## Data listing
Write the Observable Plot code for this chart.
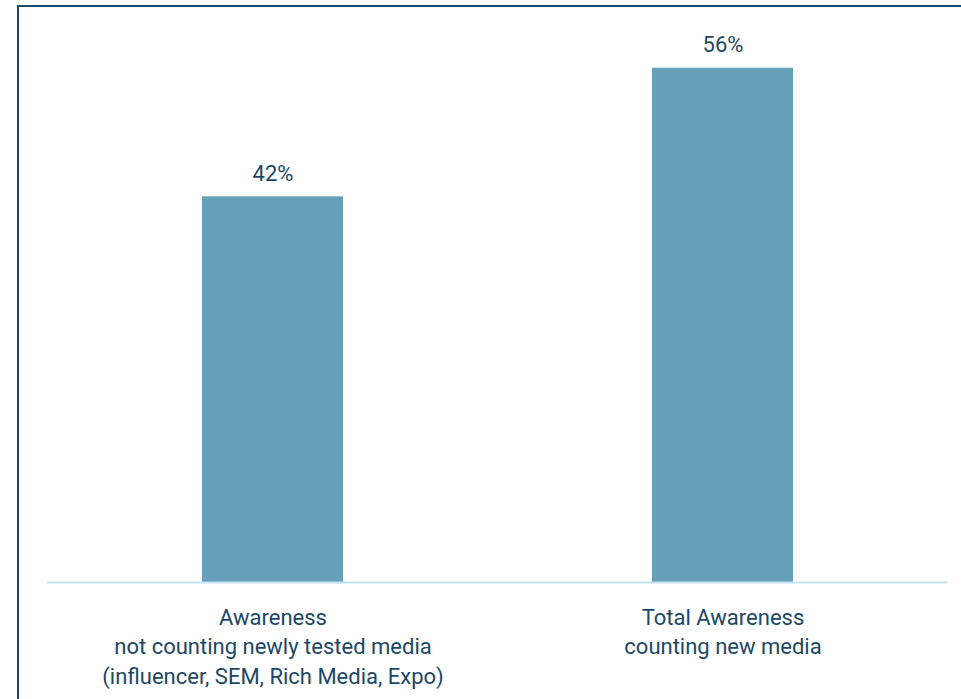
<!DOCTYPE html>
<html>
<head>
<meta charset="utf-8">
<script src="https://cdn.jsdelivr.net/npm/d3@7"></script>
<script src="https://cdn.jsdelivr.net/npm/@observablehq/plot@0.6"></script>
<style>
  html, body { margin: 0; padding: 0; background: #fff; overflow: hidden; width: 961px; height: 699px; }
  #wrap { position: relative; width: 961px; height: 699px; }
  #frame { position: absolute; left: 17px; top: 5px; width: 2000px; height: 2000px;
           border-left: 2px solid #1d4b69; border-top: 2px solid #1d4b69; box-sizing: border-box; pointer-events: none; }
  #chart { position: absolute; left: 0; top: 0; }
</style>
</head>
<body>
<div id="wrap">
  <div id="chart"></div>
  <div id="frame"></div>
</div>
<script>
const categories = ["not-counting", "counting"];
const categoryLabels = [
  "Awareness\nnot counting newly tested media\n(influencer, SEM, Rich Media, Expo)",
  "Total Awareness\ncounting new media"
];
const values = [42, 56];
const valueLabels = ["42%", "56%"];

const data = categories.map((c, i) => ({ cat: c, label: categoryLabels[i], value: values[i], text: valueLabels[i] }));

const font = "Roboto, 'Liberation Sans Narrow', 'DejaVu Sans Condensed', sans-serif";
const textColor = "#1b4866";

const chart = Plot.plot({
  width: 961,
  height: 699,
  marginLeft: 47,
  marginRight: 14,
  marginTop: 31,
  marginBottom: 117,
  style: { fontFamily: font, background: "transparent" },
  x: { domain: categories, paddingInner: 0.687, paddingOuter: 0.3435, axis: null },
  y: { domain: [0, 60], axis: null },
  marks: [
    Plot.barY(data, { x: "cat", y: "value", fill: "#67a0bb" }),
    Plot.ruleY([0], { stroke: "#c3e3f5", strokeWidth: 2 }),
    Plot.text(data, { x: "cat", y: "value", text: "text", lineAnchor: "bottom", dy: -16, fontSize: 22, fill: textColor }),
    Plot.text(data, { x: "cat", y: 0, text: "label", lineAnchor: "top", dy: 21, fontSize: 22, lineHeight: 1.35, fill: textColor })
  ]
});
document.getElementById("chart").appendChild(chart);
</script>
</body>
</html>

* * *

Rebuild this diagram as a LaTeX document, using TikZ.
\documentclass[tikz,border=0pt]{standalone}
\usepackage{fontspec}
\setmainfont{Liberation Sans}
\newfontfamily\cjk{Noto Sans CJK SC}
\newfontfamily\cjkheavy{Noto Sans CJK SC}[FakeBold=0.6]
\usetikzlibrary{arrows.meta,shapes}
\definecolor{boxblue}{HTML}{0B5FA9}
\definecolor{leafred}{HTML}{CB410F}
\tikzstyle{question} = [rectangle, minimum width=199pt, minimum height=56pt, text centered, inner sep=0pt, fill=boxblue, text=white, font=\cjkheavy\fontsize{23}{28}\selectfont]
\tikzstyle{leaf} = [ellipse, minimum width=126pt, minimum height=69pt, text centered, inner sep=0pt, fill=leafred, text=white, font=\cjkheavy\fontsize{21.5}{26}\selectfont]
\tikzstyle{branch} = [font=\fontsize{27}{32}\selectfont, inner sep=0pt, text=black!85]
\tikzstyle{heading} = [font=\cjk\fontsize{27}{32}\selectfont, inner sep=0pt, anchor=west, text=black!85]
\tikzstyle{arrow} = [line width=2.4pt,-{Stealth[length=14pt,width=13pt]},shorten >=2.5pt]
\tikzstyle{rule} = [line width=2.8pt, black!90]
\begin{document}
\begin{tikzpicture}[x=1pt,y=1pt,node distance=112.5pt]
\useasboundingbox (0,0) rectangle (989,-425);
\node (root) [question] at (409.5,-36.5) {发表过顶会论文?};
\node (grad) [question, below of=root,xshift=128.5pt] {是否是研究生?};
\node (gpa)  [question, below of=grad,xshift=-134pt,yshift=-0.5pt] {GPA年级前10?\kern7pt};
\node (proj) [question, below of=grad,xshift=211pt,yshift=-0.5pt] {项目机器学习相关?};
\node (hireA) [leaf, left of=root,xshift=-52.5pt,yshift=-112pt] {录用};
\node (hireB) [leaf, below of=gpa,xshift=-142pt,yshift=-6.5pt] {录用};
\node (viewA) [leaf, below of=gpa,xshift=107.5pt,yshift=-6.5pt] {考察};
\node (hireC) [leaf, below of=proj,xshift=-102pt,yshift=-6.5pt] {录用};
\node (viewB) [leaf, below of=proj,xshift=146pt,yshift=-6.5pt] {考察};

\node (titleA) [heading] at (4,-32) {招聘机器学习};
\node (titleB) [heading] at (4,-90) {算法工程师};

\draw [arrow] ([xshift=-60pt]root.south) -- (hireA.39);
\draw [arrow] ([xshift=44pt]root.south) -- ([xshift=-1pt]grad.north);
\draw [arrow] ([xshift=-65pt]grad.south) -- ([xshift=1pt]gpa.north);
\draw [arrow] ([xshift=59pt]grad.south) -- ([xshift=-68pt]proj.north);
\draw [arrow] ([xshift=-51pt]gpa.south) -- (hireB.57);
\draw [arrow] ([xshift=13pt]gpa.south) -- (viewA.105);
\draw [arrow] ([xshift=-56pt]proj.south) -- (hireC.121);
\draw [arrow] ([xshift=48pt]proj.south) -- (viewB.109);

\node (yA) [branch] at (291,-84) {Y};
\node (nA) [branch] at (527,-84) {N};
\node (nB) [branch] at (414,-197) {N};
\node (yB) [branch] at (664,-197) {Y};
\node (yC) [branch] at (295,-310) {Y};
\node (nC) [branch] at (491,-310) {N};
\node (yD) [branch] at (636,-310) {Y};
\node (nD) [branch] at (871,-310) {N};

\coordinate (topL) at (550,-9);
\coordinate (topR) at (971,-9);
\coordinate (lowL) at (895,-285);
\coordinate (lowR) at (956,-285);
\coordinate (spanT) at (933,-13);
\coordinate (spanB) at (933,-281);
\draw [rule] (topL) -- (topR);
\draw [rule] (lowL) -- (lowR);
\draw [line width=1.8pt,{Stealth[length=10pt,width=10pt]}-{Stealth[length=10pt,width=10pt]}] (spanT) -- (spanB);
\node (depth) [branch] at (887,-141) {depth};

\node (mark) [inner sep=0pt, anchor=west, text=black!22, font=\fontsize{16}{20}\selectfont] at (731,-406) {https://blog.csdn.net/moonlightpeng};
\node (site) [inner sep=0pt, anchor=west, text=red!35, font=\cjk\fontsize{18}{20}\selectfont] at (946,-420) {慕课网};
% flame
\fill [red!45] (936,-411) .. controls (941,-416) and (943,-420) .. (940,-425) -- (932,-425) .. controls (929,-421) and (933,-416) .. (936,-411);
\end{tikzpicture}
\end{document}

## Your objective
Which lines contain the word "chart"? Copy each one.

## Written reply
Write the Observable Plot code for this chart.
  #chart { position: absolute; left: 0; top: 0; }
  <div id="chart"></div>
const chart = Plot.plot({
document.getElementById("chart").appendChild(chart);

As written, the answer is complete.